Dessa forma, o ponto é que os judeus que estão rejeitando-o estão fazendo assim porque eles primeiramente rejeitaram o Pai. Mas Jesus afirma que aqueles que reconheceram o Pai foram “trazidos” para reconhecer o Filho.

Meu correspondente está certo em dizer que ἑλκύω pode significar “arrastado.” É uma palavra mais forte do que é evidente em nossas traduções. Em Jo 21.6 e 11 ela é usada para o ato de puxar peixes em uma rede, em Jo 18.10 para o de sacar uma espada, em At 16.19 e 21.30 para o de forçadamente arrastar os apóstolos pelas ruas, e em Tg 2.6 para o de ser arrastado para o tribunal. Mas o contexto nos conta o que Jesus quer dizer. Aqueles que reconhecem o Pai e o testemunho das Escrituras são compelidos a também reconhecer o Filho.

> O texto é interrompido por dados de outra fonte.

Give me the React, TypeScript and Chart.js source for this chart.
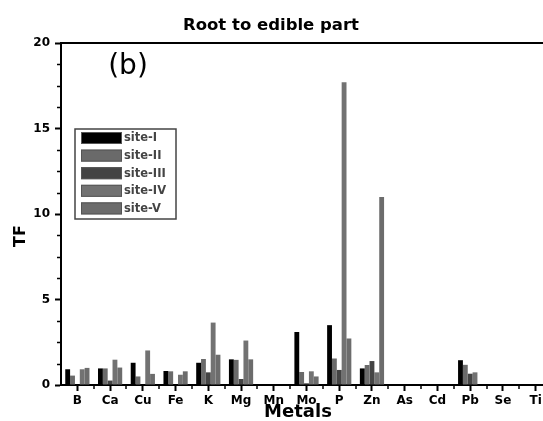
import React, { useEffect, useRef } from "react";
import { Chart, registerables } from "chart.js";

Chart.register(...registerables);

const categories = ["B", "Ca", "Cu", "Fe", "K", "Mg", "Mn", "Mo", "P", "Zn", "As", "Cd", "Pb", "Se", "Ti"];
const siteI = [0.92, 0.97, 1.3, 0.82, 1.3, 1.5, 0, 3.1, 3.5, 0.97, 0, 0, 1.45, 0, 0];
const siteII = [0.55, 0.97, 0.5, 0.8, 1.52, 1.47, 0, 0.76, 1.55, 1.17, 0, 0, 1.18, 0, 0];
const siteIII = [0, 0.26, 0, 0, 0.74, 0.35, 0, 0.1, 0.88, 1.4, 0, 0, 0.66, 0, 0];
const siteIV = [0.92, 1.48, 2.02, 0.6, 3.65, 2.6, 0, 0.8, 17.7, 0.74, 0, 0, 0.74, 0, 0];
const siteV = [1.0, 1.02, 0.65, 0.8, 1.77, 1.5, 0, 0.5, 2.72, 11.0, 0, 0, 0, 0, 0];

const seriesNames = ["site-I", "site-II", "site-III", "site-IV", "site-V"];
const seriesColors = ["#000000", "#6a6a6a", "#444444", "#727272", "#6c6c6c"];
const yMajorTicks = [0, 5, 10, 15, 20];
const yMinorStep = 1.25;

const FONT = "'DejaVu Sans', sans-serif";

const decorPlugin = {
  id: "decor",
  afterDraw(chart: any) {
    const ctx = chart.ctx;
    const area = chart.chartArea;
    const xs = chart.scales.x;
    const ys = chart.scales.y;
    ctx.save();
    ctx.strokeStyle = "#000";
    // top frame line
    ctx.lineWidth = 2;
    ctx.beginPath();
    ctx.moveTo(area.left - 1, area.top);
    ctx.lineTo(area.right, area.top);
    ctx.stroke();
    // y minor ticks
    ctx.lineWidth = 1.5;
    for (let v = 0; v <= 20 + 1e-6; v += yMinorStep) {
      if (yMajorTicks.includes(v)) continue;
      const y = Math.round(ys.getPixelForValue(v)) + 0.5;
      ctx.beginPath();
      ctx.moveTo(area.left - 4, y);
      ctx.lineTo(area.left, y);
      ctx.stroke();
    }
    // x minor ticks between categories
    for (let i = 0; i < categories.length - 1; i++) {
      const x = (xs.getPixelForTick(i) + xs.getPixelForTick(i + 1)) / 2;
      ctx.beginPath();
      ctx.moveTo(Math.round(x), area.bottom);
      ctx.lineTo(Math.round(x), area.bottom + 4);
      ctx.stroke();
    }
    // title
    ctx.fillStyle = "#000";
    ctx.font = `bold 16.5px ${FONT}`;
    ctx.textAlign = "center";
    ctx.textBaseline = "alphabetic";
    ctx.fillText("Root to edible part", 271, 30);
    // (b)
    ctx.font = `28px ${FONT}`;
    ctx.fillText("(b)", 128, 74);
    // x title
    ctx.font = `bold 18px ${FONT}`;
    ctx.fillText("Metals", 298, 417);
    // y title
    ctx.save();
    ctx.translate(25, 236);
    ctx.rotate(-Math.PI / 2);
    ctx.font = `bold 16px ${FONT}`;
    ctx.textBaseline = "alphabetic";
    ctx.fillText("TF", 0, 0);
    ctx.restore();
    // legend
    const lx = 75, ly = 129, lw = 101, lh = 90;
    ctx.lineWidth = 1.5;
    ctx.strokeStyle = "#444";
    ctx.strokeRect(lx, ly, lw, lh);
    ctx.textAlign = "left";
    ctx.textBaseline = "middle";
    ctx.font = `bold 11.5px ${FONT}`;
    chart.data.datasets.forEach((ds: any, i: number) => {
      const sy = 132 + i * 17.6;
      ctx.fillStyle = ds.backgroundColor;
      ctx.fillRect(81, sy, 41, 12);
      ctx.lineWidth = 1;
      ctx.strokeStyle = "#555";
      ctx.strokeRect(81.5, sy + 0.5, 40, 11);
      ctx.fillStyle = "#444";
      ctx.fillText(ds.label, 124, sy + 6.5);
    });
    ctx.restore();
  },
};

export default function App() {
  const ref = useRef<HTMLCanvasElement | null>(null);
  useEffect(() => {
    if (!ref.current) return;
    const seriesData = [siteI, siteII, siteIII, siteIV, siteV];
    const tickFont = { family: FONT, weight: "bold" as const, size: 12 };
    const chart = new Chart(ref.current, {
      type: "bar",
      data: {
        labels: categories,
        datasets: seriesData.map((d, i) => ({
          label: seriesNames[i],
          data: d,
          backgroundColor: seriesColors[i],
          borderWidth: 0,
          categoryPercentage: 0.74,
          barPercentage: 1,
        })),
      },
      options: {
        responsive: false,
        animation: false,
        devicePixelRatio: 1,
        layout: { padding: { left: 0, top: 43, right: 8, bottom: 0 } },
        plugins: {
          legend: { display: false },
          title: { display: false },
          tooltip: { enabled: false },
        },
        scales: {
          x: {
            grid: {
              display: true,
              drawOnChartArea: false,
              offset: false,
              tickLength: 6,
              tickWidth: 2,
              tickColor: "#000",
            },
            border: { display: true, width: 2, color: "#000" },
            ticks: {
              font: tickFont,
              color: "#000",
              padding: 3,
              autoSkip: false,
              maxRotation: 0,
            },
            afterFit: (s: any) => {
              s.height = 36;
            },
          },
          y: {
            min: 0,
            max: 20,
            grid: {
              display: true,
              drawOnChartArea: false,
              tickLength: 6,
              tickWidth: 2,
              tickColor: "#000",
            },
            border: { display: true, width: 2, color: "#000" },
            ticks: {
              stepSize: 5,
              font: tickFont,
              color: "#000",
              padding: 5,
            },
            afterFit: (s: any) => {
              s.width = 61;
            },
          },
        },
      },
      plugins: [decorPlugin],
    });
    return () => chart.destroy();
  }, []);
  return (
    <div
      style={{
        position: "fixed",
        left: 0,
        top: 0,
        width: 543,
        height: 421,
        overflow: "hidden",
        background: "#fff",
      }}
    >
      <canvas ref={ref} width={560} height={421} style={{ display: "block", width: 560, height: 421 }} />
    </div>
  );
}
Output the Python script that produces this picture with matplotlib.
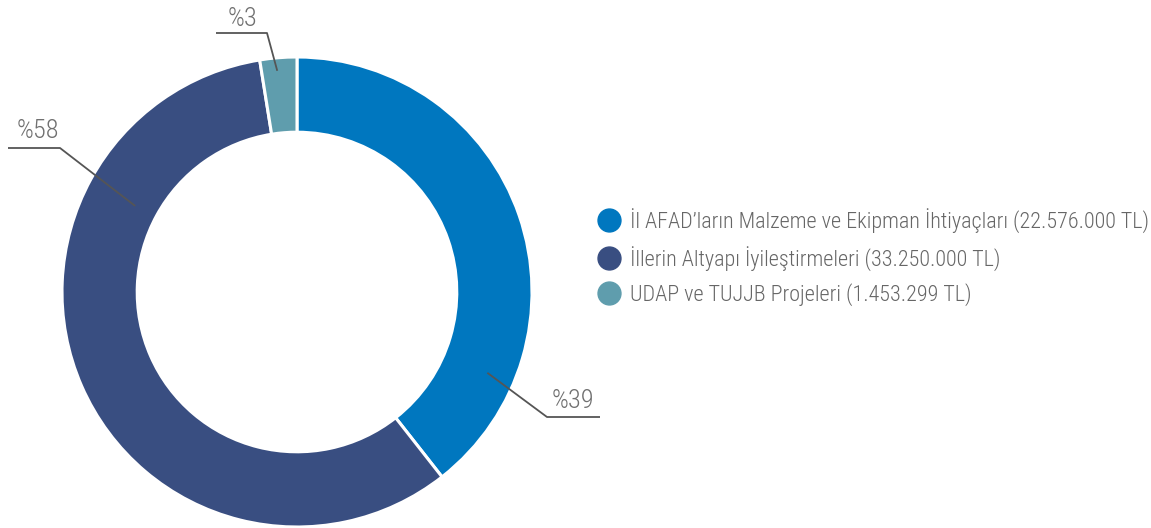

Entretanto, a mesma palavra (ἑλκύω) é também usada em Jo 12.32, onde Jesus diz: “E eu, quando for levantado da terra, todos atrairei a mim.” Se ἑλκύω sempre significa “forçadamente arrastado”, então esta passagem teria que significar que todas as pessoas (πάντας) são salvas! Todavia, em Mateus 23.37 (pararelo em Lc 13.34), Jesus diz: “Jerusalém, Jerusalém, que matas os profetas, e apedrejas os que te são enviados! quantas vezes quis eu ajuntar os teus filhos, como a galinha ajunta os seus pintos debaixo das asas, e tu não quiseste!” Dessa forma, parece que Cristo deseja atrair para si pessoas que todavia estão indispostas a vir! E elas não vem.

Não é que Deus escolhe arbitrariamente salvar alguns por compulsão divina. Através da cruz de Cristo, ele atrai a todos. Mas, nem todos vem.

E aqui penso que chegamos ao ponto principal. A Bíblia continuamente assume a responsabilidade moral humana. Estes judeus eram responsáveis por sua rejeição do Pai e do testemunho das Escrituras. Em todo lugar é assumido que uma escolha pode ser feita, e que as pessoas podem ser responsáveis por suas escolhas. Os primeiros metodistas objetaram ao Calvinismo com bases práticas e não simplesmente teóricas. Fletcher se opôs ao que ele chamou “solafideísmo”, porque era antinomiano (“contra a lei de Deus”): ele minava a responsabilidade moral humana por um apelo à eleição incondicional de Deus para a salvação. Claramente, se você é salvo, e você não pode ser não-salvo, e é unicamente pela escolha de Deus – então não importa o que você faz. Nada depende disso. Enquanto os calvinistas clássicos nunca tiram esta conclusão, algumas pessoas estavam dispostas a seguir a lógica do Calvinismo até esta inevitável conclusão. E isto é uma das coisas que os arminianos, wesleyanos e metodistas sempre acharam objetáveis: apelar à graça para minar nossa responsabilidade de responder a Deus.

Um chamado ao arrependimento, por exemplo, supõe a capacidade de responder. E assim por diante. De muitas maneiras a Bíblia continuamente assume a capacidade e a responsabilidade de responder.

E para a pergunta do meu correspondente “Você já parou para pensar que talvez o ‘por outro lado’ de Calvino tinha a intenção de reconhecer o que a totalidade da Escritura diz sobre esta questão?”, tenho que dar um sucinto “não”.

E uma harmonização precipitada de uma escritura com princípios que eu penso ter derivado de outra é muito perigoso.

O que queremos dizer por uma “teologia que é fundamentada na própria Escritura”?

Creio que Calvino chegou as suas visões teológicas, em grande parte, por meio de Agostinho. Certamente Agostinho também apelou à Escritura como apoio de suas visões (embora ele não era nenhum estudioso bíblico), mas suas visões foram também moldadas pelas controvérsias de sua época e pelas questões pessoais que elas levantavam para ele.

Ninguém vai para as Escrituras num vácuo. A noção que alguém simplesmente espalha todos os ensinos bíblicos no chão e os organiza sistematicamente como num quebra-cabeças é um erro. Nós todos fomos influenciados por pregadores e professores bíblicos. E eu não diria que isto é uma coisa ruim – longe disso. É uma coisa boa.

Nem tudo que Agostinho ou Calvino disse está errado. Concordo com muito do que eles disseram. Ambos podem ser lidos (criticamente) com grande benefício. Mas eu também creio que algumas legítimas objeções podem e devem ser levantadas contra muito do que eles disseram.

Olhe, pessoal: nem tudo que Wesley, Fletcher, Clarke ou seus seguidores disseram está correto também.

Todavia, se lermos criticamente, podemos beneficiar-nos das percepções de todos.